After a workshop at NinaHQ in Elgin with Le Petit Moose I found that weaving could prove an interesting and versatile technique to create textile, and indeed tactile, pieces. I went home with a basic weaving kit that included a frame loom, which is enough to explore a lot of possibilities.
Out of curiosity I started with double the number of usual warp threads on the little loom which resulted in a dense and firm tapestry. Weft in coloured and some metallic yarns produced the basic contours of the coastal scene, with different stitches resulting in different textures. Embroidery was added to indicate plants and grasses on the cost, and rocks at the water’s edge. Beads further accentuate the greenery, the reflection of light on the water, the crest of waves, as well as waves hitting the shore.
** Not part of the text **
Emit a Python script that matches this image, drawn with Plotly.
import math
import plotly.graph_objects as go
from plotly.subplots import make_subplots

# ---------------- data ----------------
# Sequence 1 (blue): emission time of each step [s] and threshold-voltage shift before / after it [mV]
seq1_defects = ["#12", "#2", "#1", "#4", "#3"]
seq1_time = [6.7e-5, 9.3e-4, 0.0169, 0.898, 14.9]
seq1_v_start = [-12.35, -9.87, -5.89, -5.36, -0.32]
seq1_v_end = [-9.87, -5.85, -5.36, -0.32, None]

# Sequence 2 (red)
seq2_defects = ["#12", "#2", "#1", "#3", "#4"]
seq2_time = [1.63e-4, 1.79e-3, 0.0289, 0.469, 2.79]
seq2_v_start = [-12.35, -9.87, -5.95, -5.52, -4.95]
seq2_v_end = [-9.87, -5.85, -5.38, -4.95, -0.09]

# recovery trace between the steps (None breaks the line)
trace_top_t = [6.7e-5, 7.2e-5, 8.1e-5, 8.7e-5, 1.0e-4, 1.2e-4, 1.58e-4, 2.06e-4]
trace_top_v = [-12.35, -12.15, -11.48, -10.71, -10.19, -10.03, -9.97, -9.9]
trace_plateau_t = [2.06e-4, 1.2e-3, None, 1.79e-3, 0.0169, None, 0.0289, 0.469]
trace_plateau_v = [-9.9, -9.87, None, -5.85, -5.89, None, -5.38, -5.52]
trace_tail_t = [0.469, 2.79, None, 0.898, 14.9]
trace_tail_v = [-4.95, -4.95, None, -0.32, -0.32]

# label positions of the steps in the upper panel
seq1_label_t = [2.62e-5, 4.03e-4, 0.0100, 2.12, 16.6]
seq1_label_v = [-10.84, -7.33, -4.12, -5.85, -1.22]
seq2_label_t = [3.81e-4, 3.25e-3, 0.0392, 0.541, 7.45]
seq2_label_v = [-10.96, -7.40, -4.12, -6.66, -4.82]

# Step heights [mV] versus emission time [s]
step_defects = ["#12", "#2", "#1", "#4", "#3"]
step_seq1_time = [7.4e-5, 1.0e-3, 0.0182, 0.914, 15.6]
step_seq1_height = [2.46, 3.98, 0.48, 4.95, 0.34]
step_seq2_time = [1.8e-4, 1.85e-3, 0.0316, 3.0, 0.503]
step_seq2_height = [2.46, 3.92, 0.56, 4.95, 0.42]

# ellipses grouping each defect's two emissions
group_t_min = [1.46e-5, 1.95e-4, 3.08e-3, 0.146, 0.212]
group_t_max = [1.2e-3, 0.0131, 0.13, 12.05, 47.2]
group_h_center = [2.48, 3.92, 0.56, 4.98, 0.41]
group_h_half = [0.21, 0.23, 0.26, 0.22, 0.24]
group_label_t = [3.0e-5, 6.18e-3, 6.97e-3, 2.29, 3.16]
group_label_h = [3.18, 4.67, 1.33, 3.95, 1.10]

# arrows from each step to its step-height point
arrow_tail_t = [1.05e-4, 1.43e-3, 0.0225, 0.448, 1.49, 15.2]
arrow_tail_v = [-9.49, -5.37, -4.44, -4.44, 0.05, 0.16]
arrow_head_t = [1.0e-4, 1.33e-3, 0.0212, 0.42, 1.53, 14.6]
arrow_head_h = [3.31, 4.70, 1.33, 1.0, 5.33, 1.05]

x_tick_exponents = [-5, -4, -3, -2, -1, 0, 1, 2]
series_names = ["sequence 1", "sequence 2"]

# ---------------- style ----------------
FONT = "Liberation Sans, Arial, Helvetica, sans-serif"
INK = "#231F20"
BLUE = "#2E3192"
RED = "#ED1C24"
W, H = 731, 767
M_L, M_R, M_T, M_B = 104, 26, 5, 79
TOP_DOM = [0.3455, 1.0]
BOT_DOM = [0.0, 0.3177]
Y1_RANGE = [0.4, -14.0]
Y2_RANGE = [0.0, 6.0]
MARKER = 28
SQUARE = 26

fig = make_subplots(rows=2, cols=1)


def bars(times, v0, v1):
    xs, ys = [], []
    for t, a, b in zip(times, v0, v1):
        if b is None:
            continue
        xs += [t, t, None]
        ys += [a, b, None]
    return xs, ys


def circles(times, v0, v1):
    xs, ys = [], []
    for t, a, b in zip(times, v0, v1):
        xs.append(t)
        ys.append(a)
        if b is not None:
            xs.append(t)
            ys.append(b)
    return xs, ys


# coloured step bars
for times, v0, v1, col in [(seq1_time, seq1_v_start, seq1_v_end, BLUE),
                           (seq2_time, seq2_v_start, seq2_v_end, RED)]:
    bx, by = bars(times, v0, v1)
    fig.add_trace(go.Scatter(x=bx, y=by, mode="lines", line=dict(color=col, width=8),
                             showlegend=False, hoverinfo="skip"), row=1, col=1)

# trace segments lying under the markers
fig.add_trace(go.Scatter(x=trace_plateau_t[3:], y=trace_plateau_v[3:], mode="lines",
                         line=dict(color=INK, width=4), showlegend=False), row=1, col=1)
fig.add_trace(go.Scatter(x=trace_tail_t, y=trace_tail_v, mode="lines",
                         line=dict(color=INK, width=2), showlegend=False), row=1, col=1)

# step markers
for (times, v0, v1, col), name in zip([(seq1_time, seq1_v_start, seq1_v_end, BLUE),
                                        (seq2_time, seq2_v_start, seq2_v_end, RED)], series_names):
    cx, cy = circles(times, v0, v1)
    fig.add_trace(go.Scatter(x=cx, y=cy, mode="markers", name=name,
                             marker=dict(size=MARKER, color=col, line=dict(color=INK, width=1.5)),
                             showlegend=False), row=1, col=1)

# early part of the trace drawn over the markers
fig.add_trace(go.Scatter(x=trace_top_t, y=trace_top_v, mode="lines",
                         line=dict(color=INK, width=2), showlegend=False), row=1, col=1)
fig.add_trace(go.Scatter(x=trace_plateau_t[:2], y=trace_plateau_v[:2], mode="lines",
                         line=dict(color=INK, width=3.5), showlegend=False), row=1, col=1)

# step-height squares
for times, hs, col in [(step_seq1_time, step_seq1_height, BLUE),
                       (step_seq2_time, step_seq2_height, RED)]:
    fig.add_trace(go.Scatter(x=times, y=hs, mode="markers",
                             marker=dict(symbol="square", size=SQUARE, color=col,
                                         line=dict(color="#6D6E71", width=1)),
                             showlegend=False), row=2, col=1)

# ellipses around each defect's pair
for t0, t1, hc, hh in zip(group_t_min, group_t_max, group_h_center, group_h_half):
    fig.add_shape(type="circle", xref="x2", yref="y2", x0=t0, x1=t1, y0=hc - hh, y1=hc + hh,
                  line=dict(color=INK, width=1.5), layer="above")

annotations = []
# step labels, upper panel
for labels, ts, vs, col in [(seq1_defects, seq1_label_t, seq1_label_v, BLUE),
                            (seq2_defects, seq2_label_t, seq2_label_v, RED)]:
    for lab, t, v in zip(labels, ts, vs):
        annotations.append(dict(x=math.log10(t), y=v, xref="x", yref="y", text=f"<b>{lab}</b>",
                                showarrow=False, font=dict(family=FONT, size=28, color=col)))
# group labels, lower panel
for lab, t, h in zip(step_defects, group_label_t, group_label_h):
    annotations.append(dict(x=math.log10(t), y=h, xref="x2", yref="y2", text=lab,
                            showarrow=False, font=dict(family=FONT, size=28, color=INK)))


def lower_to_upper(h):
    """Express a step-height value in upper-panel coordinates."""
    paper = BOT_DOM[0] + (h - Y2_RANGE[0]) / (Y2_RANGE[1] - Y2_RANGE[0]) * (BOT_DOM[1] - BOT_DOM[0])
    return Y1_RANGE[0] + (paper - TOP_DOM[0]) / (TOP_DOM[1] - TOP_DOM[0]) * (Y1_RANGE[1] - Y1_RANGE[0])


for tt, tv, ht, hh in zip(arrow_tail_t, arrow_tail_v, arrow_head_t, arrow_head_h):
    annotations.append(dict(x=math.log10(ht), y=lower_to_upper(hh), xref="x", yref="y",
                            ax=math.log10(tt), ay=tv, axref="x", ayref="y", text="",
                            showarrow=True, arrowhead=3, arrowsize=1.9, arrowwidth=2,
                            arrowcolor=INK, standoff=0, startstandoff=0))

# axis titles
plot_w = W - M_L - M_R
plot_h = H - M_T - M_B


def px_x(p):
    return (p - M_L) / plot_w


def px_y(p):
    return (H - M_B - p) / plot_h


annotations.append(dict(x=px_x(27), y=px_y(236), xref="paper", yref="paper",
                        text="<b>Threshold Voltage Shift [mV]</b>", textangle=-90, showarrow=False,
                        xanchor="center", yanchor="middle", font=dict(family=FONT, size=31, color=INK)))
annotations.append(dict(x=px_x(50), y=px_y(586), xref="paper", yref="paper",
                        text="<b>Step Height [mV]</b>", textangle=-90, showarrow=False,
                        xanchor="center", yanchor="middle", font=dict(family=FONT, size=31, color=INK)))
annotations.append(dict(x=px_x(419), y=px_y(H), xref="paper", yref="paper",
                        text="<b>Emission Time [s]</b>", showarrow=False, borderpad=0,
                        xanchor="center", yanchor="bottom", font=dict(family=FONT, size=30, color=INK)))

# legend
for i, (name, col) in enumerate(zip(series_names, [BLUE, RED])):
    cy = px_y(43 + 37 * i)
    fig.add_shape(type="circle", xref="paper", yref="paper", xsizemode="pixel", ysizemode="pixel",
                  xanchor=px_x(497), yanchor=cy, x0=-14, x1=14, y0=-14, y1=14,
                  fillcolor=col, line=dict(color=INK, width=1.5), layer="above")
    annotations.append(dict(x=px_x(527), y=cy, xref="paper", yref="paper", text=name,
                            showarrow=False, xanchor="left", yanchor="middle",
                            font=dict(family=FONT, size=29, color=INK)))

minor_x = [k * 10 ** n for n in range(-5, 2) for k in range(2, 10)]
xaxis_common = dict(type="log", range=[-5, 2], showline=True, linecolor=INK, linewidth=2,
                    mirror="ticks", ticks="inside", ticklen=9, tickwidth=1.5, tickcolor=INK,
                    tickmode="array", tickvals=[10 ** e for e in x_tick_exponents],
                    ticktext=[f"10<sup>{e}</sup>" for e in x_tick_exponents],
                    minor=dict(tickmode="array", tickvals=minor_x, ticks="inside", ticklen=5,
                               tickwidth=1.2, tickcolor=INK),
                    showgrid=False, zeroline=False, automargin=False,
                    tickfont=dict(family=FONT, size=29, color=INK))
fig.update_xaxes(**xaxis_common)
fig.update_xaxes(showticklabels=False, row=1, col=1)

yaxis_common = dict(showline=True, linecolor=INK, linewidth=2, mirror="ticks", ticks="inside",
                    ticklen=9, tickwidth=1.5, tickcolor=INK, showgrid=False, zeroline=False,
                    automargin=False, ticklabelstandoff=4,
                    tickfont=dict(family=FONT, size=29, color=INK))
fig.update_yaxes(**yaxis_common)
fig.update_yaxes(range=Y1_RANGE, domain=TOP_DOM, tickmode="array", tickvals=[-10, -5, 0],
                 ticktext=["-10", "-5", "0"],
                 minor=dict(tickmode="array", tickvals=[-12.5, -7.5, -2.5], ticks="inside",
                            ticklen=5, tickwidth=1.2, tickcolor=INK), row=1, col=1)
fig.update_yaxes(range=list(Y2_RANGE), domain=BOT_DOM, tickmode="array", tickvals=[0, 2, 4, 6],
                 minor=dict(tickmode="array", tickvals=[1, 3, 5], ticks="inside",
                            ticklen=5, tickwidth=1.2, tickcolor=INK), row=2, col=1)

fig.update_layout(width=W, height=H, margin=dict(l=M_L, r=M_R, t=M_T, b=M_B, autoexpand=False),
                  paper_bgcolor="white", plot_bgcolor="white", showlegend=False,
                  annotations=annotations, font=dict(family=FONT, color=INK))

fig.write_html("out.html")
Being a total beginner I didn’t manage to keep the tension as even as required to get straight edges, which required some remedial work after completing the weaving part. In the first attempt I edged the piece in a blanket stitch, but while it framed the work it did nothing to even out the edges. Enabling me to do this in the first place also meant that I had to take the tapestry off the loom and tie off the warp threads at the top. Normally they would be left intact and used to hang the work, but encasing all edges other than the bottom fringe in blanket stitch did not allow for that.
The clouds were ’embroidered’ with french knots to give them a three dimensional effect, but turned out too ‘bitty’ for my liking. So a felting needle was used to fluff them up, which was a bit of work, given that the yarn was synthetic, but it had the desired effect in the end.
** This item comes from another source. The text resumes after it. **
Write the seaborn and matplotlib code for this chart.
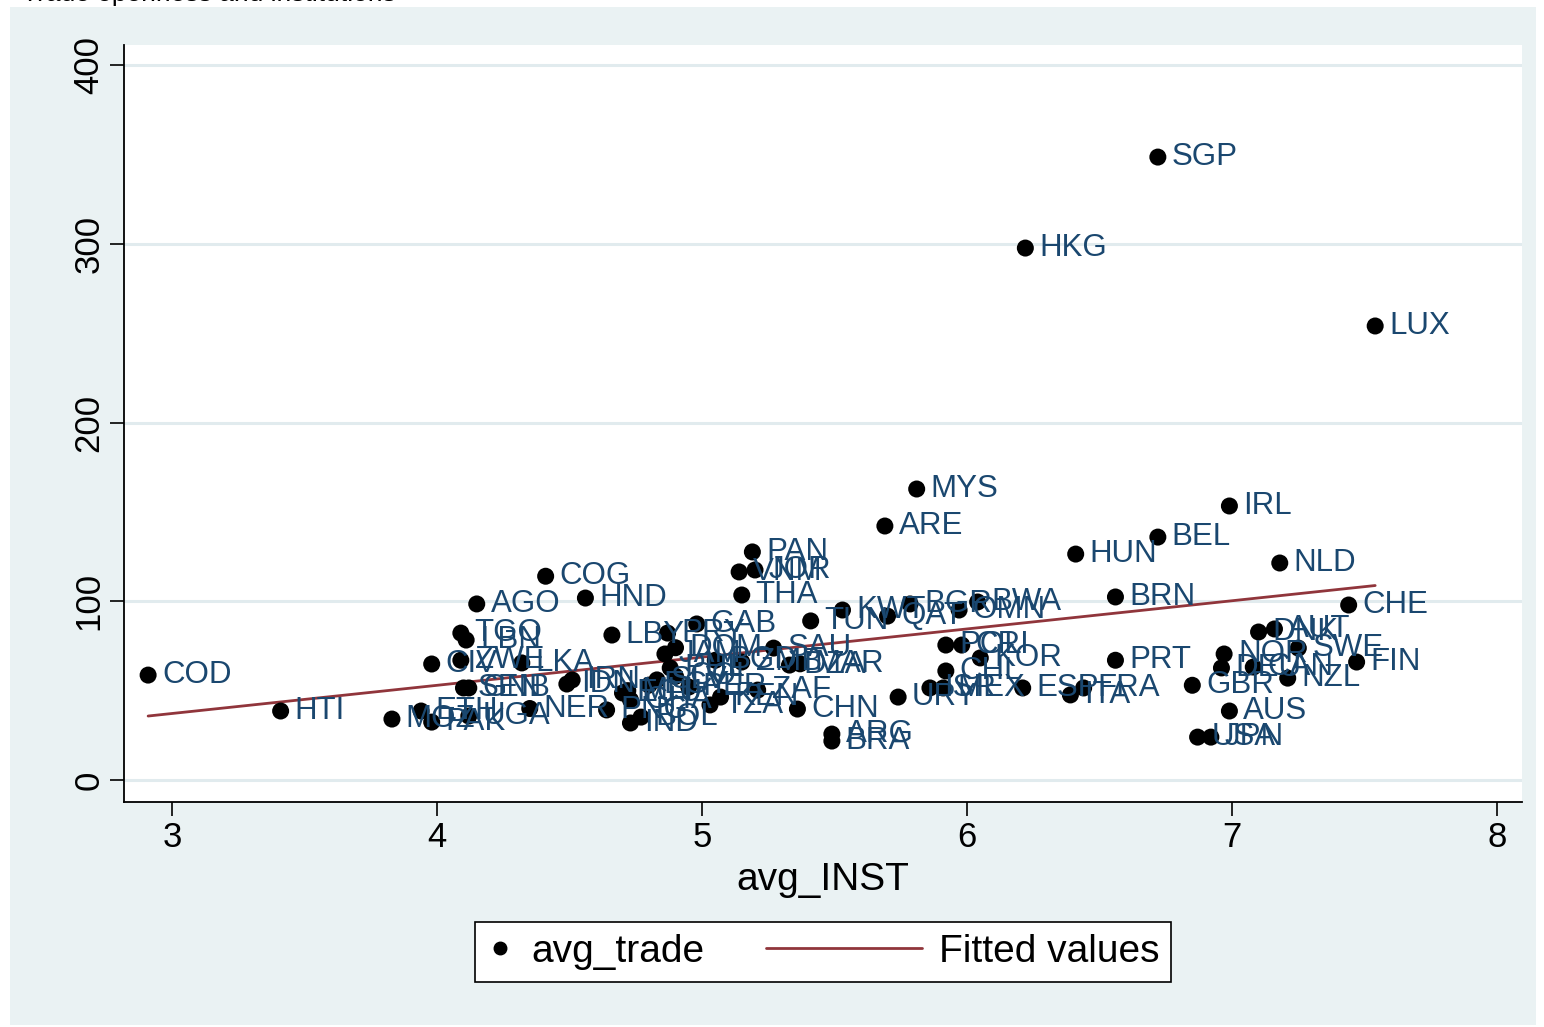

Needle felting then offered itself to sort out the edges, too. Using roving in similar colours I went all along the edges, from the front and the rear, on both sides and the top, to give it a 1-1.5cm needle felted edge. Where the tapestry was a bit narrower near the top due to the tension variations during weaving, I built up the edge with roving, and fused it firmly on to the woven material. I think this doesn’t look so bad now and the process went some way to salvage the work from the rookie tension mistakes earlier.
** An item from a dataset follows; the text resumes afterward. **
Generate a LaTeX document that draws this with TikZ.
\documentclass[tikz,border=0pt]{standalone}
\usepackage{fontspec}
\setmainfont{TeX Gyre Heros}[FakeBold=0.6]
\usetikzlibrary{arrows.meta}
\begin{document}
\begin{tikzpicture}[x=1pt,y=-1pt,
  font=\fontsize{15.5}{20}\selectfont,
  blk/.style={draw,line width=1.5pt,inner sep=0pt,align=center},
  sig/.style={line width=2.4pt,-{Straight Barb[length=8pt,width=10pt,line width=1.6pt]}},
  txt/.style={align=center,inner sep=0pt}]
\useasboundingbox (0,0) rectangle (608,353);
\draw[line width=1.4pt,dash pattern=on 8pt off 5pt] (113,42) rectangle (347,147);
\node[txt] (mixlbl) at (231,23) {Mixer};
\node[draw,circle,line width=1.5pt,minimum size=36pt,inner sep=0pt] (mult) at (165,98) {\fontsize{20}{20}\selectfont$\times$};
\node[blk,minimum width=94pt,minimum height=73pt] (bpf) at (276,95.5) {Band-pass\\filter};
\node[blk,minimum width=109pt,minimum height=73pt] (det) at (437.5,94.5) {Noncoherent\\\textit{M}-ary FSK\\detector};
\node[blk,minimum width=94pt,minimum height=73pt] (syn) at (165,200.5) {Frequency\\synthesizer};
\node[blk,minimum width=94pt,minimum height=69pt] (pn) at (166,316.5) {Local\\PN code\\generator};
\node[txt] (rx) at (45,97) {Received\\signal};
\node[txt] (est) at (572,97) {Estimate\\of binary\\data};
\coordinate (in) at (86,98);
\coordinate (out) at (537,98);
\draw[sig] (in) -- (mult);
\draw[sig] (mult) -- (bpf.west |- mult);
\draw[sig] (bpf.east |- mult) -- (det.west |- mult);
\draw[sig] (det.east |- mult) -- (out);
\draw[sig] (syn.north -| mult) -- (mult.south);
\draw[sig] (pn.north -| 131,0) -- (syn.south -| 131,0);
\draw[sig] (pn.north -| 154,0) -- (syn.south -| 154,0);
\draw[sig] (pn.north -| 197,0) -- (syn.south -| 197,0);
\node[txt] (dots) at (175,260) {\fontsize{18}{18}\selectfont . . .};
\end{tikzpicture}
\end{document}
The next issue was that I had lost the option of using the warp thread for hanging. I overcame this by using a fairly tight running stitch maybe about 7 mm from the top edge, coming up to 3-4mm from the edge at each location where there was to be a hanging loop, forming the loop, then carry on the running stitch as before. While I was doing that I also fed wooden beads onto the formed loops as I went along (easier when the thread is in the needle). Temporarily securing those loops so the beads couldn’t fall off again was obviously paramount. Afterwards it was simply a case of sliding the loops onto the drift wood hanger and placing another larger loop on that to hang the whole thing on the wall.
That still left the fringe. I had used various colours of yarn, all of which were used in the weaving part, too. The fringe was quite full, with up to seven or so threads, doubled up, forming each stitch. The colours were arranged in a particular order each time, from underneath to on top. The idea was to cut the ends of the different colour layers into shapes that would show as the fringe fell naturally. Sadly, this part of the experiment failed, irrevocably. The shapes didn’t hold their form and were unrecognisable. I thought of undoing the stitches and creating a new fringe after looking at the messy result my initial cut had produced. In the end I decided to just thin it out by taking out many of the threads, and trying to randomise the colours a bit more than they were. I don’t know if I am happy with it now or not, but it is the final result and I am now done with it. As far as experiments go, out of the six or seven objectives I tried to achieve, I half failed in one but rectified it, and completely failed only in one other, that’s not so bad.